The difficulties faced in global healthcare are well documented. Only a small fraction of the global population has access to qualitative healthcare. Even in the so-called first-world countries, masses struggle to access good healthcare, as it is often unaffordable.

When the topic of blockchain is raised or discussed, what comes to mind is the distributed ledger system that works via consensual digital validation and military-grade encryption. 

Blockchain technology is linked with cryptocurrency and finance. Blockchain technology is what makes it possible to buy Ethereum and invest in other crypto tokens in the hope of making a profit. 

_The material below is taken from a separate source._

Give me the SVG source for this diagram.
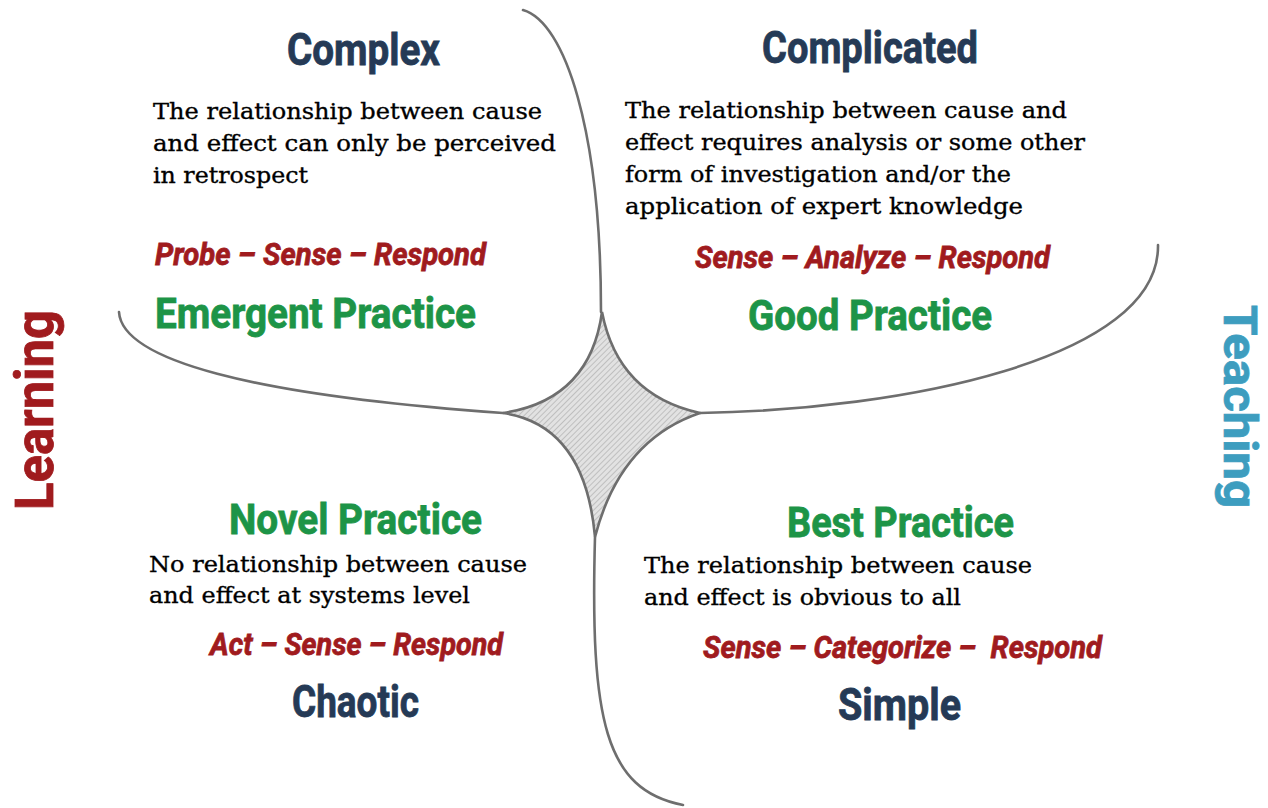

By contrast, healthcare seems far-flung, as it can be difficult to see the correlation between healthcare and crypto tokens like Bitcoin and Ethereum. But then, that is the precise point of this article- to demonstrate the potential of blockchain technology in the healthcare sector. 

Blockchain can revolutionize healthcare. The patient is placed at the epicenter of the ecosystem, thus increasing the interoperability, privacy, and security of health information and data. 

What is the Blockchain

The blockchain is a digitally distributed ledger that facilitates and stores records of transactions immutably. It is a shared list of P2P (peer-to-peer) transactions made up of linked blocks. Blockchain technology is facilitated by modern cryptography, which secures the system and makes certain pre-automation possible, and infallible.

The blockchain is a decentralized financial system, as users can carry out transactions without the need for a middleman such as a Central Bank. As the system is visible to all members of the network, it is impossible for one single unit to make alterations to the block.

Hence lies the heart of the blockchain’s renowned security. 

The Problems of Global Healthcare

The global healthcare system is plagued by several issues. Data sharing, in particular, is a major conundrum. In addition, the ambiguity of medical research and clinical trials is a serious issue. 

There is a feeling of intense pressure in the field to find a balance between qualitative healthcare and spiraling medical costs. 

Potentials of Blockchain Technology as applicable in Healthcare

Efficient Health Information Exchanges 

Blockchain technology can provide a new, unique model for HIE (health information exchanges) by ensuring that medical records are more secure, disintermediated, and efficient. There’ll be investments and experiments to test it out before it is fully adopted. 

Data Distribution 

With blockchain technology, the transfer and distribution of medical records is made more efficient, both within and without a country’s medical infrastructure. Thus, costs are lowered considerably, and there is added support for medical tourism. 

Because of its decentralized nature, no one holds a controlling monopoly on the distribution of the data. This way, it can be easily accessed by medical institutions and relevant professionals. As each transaction on the blockchain has a timestamp, the medical records cannot be altered.

Supply Chain Integrity in Drug Distribution

When incorporated into the medical supply chain, blockchain technology can improve transparency and traceability, providing minute and large-scale variations of transactions involving drugs and pharmaceutical products. 

Already, companies like UPS, Walmart, and IBM use blockchain technology to optimize the integrity of the drug supply chain. 

With blockchain technology, patients have real-time access to drug-related information at every stage of production and distribution. 

When barcode labeling is integrated, additional features can be added. For instance, information on the recipient, availability, and quantity of drugs can be accessed. 

This way, the blockchain has the potential to transform the healthcare system from a distended one to a centralized one with easily accessible, wide-ranging medical data. 

Billing Management

Statistics have it that nearly 10% of medical costs are fraud. Blockchain technology has the potential to optimize healthcare billing systems, helping to reduce payment and processing time administration costs, eliminating the need for intermediaries. 

In addition, blockchain technology can centralize all of the stakeholders in the healthcare system, including patients, practitioners and payers. Through this, the system becomes more efficient, and the manual processes become infallibly eliminated. 

Just as well, it is possible for patients with insurance policies and long-term healthcare plans like Medicare to have their policies integrated into smart contracts. This way, bills can be confirmed automatically, speeding up cycle duration. 

Conclusion

The medical world is still some ways off from adopting blockchain technology in the administration of its many processes. The potential is undeniable, though. Blockchain technology continues to evolve, and the extent of its potential is only speculated, at best.

However, the change will come in due course. And when it does, it will be for the better.